▸ **WHAT IS NEEDED**
Reproduce all of the data exactly, with no line skipped.

▸ **DATA BLOCK**

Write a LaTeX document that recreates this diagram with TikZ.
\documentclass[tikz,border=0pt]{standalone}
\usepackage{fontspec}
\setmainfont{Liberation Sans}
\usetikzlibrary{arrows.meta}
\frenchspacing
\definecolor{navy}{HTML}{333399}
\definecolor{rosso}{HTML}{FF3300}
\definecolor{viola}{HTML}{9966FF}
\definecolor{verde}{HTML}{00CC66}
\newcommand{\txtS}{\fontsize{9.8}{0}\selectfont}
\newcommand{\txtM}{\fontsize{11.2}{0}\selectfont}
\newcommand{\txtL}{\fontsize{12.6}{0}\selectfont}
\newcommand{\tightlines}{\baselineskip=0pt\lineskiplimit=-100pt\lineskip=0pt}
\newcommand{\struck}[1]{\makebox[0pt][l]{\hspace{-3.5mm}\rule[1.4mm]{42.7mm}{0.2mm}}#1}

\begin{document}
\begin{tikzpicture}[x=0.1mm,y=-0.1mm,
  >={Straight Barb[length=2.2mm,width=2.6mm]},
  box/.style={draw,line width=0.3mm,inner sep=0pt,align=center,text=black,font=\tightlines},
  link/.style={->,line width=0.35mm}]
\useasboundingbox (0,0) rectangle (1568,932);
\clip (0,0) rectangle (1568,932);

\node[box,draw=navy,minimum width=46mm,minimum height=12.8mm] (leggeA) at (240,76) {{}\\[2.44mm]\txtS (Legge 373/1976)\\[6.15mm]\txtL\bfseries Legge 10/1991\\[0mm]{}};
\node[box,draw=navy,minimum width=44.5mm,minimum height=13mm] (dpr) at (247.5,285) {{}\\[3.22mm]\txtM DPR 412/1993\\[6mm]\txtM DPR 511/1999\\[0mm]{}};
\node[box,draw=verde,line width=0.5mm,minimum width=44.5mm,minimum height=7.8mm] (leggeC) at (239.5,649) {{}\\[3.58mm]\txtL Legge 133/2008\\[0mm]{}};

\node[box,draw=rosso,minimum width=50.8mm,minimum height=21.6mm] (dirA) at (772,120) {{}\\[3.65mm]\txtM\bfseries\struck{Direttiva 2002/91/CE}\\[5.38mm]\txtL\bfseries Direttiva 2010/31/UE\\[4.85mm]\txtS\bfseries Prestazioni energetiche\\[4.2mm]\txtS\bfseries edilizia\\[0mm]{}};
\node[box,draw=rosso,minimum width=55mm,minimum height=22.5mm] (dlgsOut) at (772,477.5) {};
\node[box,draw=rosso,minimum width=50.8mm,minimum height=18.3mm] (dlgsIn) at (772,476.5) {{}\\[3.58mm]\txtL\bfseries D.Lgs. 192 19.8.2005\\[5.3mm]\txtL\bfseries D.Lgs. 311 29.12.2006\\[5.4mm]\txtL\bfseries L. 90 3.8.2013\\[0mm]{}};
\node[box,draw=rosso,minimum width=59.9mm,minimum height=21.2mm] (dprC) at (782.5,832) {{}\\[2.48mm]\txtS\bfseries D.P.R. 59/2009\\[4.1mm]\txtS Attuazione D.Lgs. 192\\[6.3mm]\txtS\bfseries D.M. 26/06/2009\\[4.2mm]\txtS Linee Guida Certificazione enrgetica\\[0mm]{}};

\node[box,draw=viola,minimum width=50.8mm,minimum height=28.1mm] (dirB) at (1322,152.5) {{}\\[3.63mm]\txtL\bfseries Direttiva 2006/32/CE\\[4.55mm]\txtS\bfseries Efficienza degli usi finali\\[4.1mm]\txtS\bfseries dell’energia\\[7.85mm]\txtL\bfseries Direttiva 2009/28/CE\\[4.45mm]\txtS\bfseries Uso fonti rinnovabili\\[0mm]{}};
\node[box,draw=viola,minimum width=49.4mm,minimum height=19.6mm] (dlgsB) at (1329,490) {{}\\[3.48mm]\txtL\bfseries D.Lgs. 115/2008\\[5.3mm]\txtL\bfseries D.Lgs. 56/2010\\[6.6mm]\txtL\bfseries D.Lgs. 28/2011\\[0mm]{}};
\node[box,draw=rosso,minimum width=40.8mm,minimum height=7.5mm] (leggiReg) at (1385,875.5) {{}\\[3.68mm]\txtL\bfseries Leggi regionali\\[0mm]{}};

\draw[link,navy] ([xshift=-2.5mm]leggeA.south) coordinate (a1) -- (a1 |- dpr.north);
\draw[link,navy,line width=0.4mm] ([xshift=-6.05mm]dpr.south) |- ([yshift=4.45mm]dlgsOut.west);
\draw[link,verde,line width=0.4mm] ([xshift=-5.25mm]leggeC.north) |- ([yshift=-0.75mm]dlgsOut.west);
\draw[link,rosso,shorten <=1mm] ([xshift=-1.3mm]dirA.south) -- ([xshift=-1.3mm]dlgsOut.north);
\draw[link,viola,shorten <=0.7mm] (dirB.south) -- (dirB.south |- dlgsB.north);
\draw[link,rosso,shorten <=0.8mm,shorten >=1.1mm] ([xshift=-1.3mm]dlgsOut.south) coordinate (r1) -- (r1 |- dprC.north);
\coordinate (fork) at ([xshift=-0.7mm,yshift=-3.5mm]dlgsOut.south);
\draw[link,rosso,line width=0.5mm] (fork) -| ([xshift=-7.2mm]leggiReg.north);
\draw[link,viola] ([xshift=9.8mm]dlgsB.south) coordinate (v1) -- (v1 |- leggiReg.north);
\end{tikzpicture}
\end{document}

▸ **CORRECT ANSWER**
Write a LaTeX document that recreates this diagram with TikZ.
\documentclass[tikz,border=0pt]{standalone}
\usepackage{fontspec}
\setmainfont{Liberation Sans}
\usetikzlibrary{arrows.meta}
\frenchspacing
\definecolor{navy}{HTML}{333399}
\definecolor{rosso}{HTML}{FF3300}
\definecolor{viola}{HTML}{9966FF}
\definecolor{verde}{HTML}{00CC66}
\newcommand{\txtS}{\fontsize{9.8}{0}\selectfont}
\newcommand{\txtM}{\fontsize{11.2}{0}\selectfont}
\newcommand{\txtL}{\fontsize{12.6}{0}\selectfont}
\newcommand{\tightlines}{\baselineskip=0pt\lineskiplimit=-100pt\lineskip=0pt}
\newcommand{\struck}[1]{\makebox[0pt][l]{\hspace{-3.5mm}\rule[1.4mm]{42.7mm}{0.2mm}}#1}

\begin{document}
\begin{tikzpicture}[x=0.1mm,y=-0.1mm,
  >={Straight Barb[length=2.2mm,width=2.6mm]},
  box/.style={draw,line width=0.3mm,inner sep=0pt,align=center,text=black,font=\tightlines},
  link/.style={->,line width=0.35mm}]
\useasboundingbox (0,0) rectangle (1568,932);
\clip (0,0) rectangle (1568,932);

\node[box,draw=navy,minimum width=46mm,minimum height=12.8mm] (leggeA) at (240,76) {{}\\[2.44mm]\txtS (Legge 373/1976)\\[6.15mm]\txtL\bfseries Legge 10/1991\\[0mm]{}};
\node[box,draw=navy,minimum width=44.5mm,minimum height=13mm] (dpr) at (247.5,285) {{}\\[3.22mm]\txtM DPR 412/1993\\[6mm]\txtM DPR 511/1999\\[0mm]{}};
\node[box,draw=verde,line width=0.5mm,minimum width=44.5mm,minimum height=7.8mm] (leggeC) at (239.5,649) {{}\\[3.58mm]\txtL Legge 133/2008\\[0mm]{}};

\node[box,draw=rosso,minimum width=50.8mm,minimum height=21.6mm] (dirA) at (772,120) {{}\\[3.65mm]\txtM\bfseries\struck{Direttiva 2002/91/CE}\\[5.38mm]\txtL\bfseries Direttiva 2010/31/UE\\[4.85mm]\txtS\bfseries Prestazioni energetiche\\[4.2mm]\txtS\bfseries edilizia\\[0mm]{}};
\node[box,draw=rosso,minimum width=55mm,minimum height=22.5mm] (dlgsOut) at (772,477.5) {};
\node[box,draw=rosso,minimum width=50.8mm,minimum height=18.3mm] (dlgsIn) at (772,476.5) {{}\\[3.58mm]\txtL\bfseries D.Lgs. 192 19.8.2005\\[5.3mm]\txtL\bfseries D.Lgs. 311 29.12.2006\\[5.4mm]\txtL\bfseries L. 90 3.8.2013\\[0mm]{}};
\node[box,draw=rosso,minimum width=59.9mm,minimum height=21.2mm] (dprC) at (782.5,832) {{}\\[2.48mm]\txtS\bfseries D.P.R. 59/2009\\[4.1mm]\txtS Attuazione D.Lgs. 192\\[6.3mm]\txtS\bfseries D.M. 26/06/2009\\[4.2mm]\txtS Linee Guida Certificazione enrgetica\\[0mm]{}};

\node[box,draw=viola,minimum width=50.8mm,minimum height=28.1mm] (dirB) at (1322,152.5) {{}\\[3.63mm]\txtL\bfseries Direttiva 2006/32/CE\\[4.55mm]\txtS\bfseries Efficienza degli usi finali\\[4.1mm]\txtS\bfseries dell’energia\\[7.85mm]\txtL\bfseries Direttiva 2009/28/CE\\[4.45mm]\txtS\bfseries Uso fonti rinnovabili\\[0mm]{}};
\node[box,draw=viola,minimum width=49.4mm,minimum height=19.6mm] (dlgsB) at (1329,490) {{}\\[3.48mm]\txtL\bfseries D.Lgs. 115/2008\\[5.3mm]\txtL\bfseries D.Lgs. 56/2010\\[6.6mm]\txtL\bfseries D.Lgs. 28/2011\\[0mm]{}};
\node[box,draw=rosso,minimum width=40.8mm,minimum height=7.5mm] (leggiReg) at (1385,875.5) {{}\\[3.68mm]\txtL\bfseries Leggi regionali\\[0mm]{}};

\draw[link,navy] ([xshift=-2.5mm]leggeA.south) coordinate (a1) -- (a1 |- dpr.north);
\draw[link,navy,line width=0.4mm] ([xshift=-6.05mm]dpr.south) |- ([yshift=4.45mm]dlgsOut.west);
\draw[link,verde,line width=0.4mm] ([xshift=-5.25mm]leggeC.north) |- ([yshift=-0.75mm]dlgsOut.west);
\draw[link,rosso,shorten <=1mm] ([xshift=-1.3mm]dirA.south) -- ([xshift=-1.3mm]dlgsOut.north);
\draw[link,viola,shorten <=0.7mm] (dirB.south) -- (dirB.south |- dlgsB.north);
\draw[link,rosso,shorten <=0.8mm,shorten >=1.1mm] ([xshift=-1.3mm]dlgsOut.south) coordinate (r1) -- (r1 |- dprC.north);
\coordinate (fork) at ([xshift=-0.7mm,yshift=-3.5mm]dlgsOut.south);
\draw[link,rosso,line width=0.5mm] (fork) -| ([xshift=-7.2mm]leggiReg.north);
\draw[link,viola] ([xshift=9.8mm]dlgsB.south) coordinate (v1) -- (v1 |- leggiReg.north);
\end{tikzpicture}
\end{document}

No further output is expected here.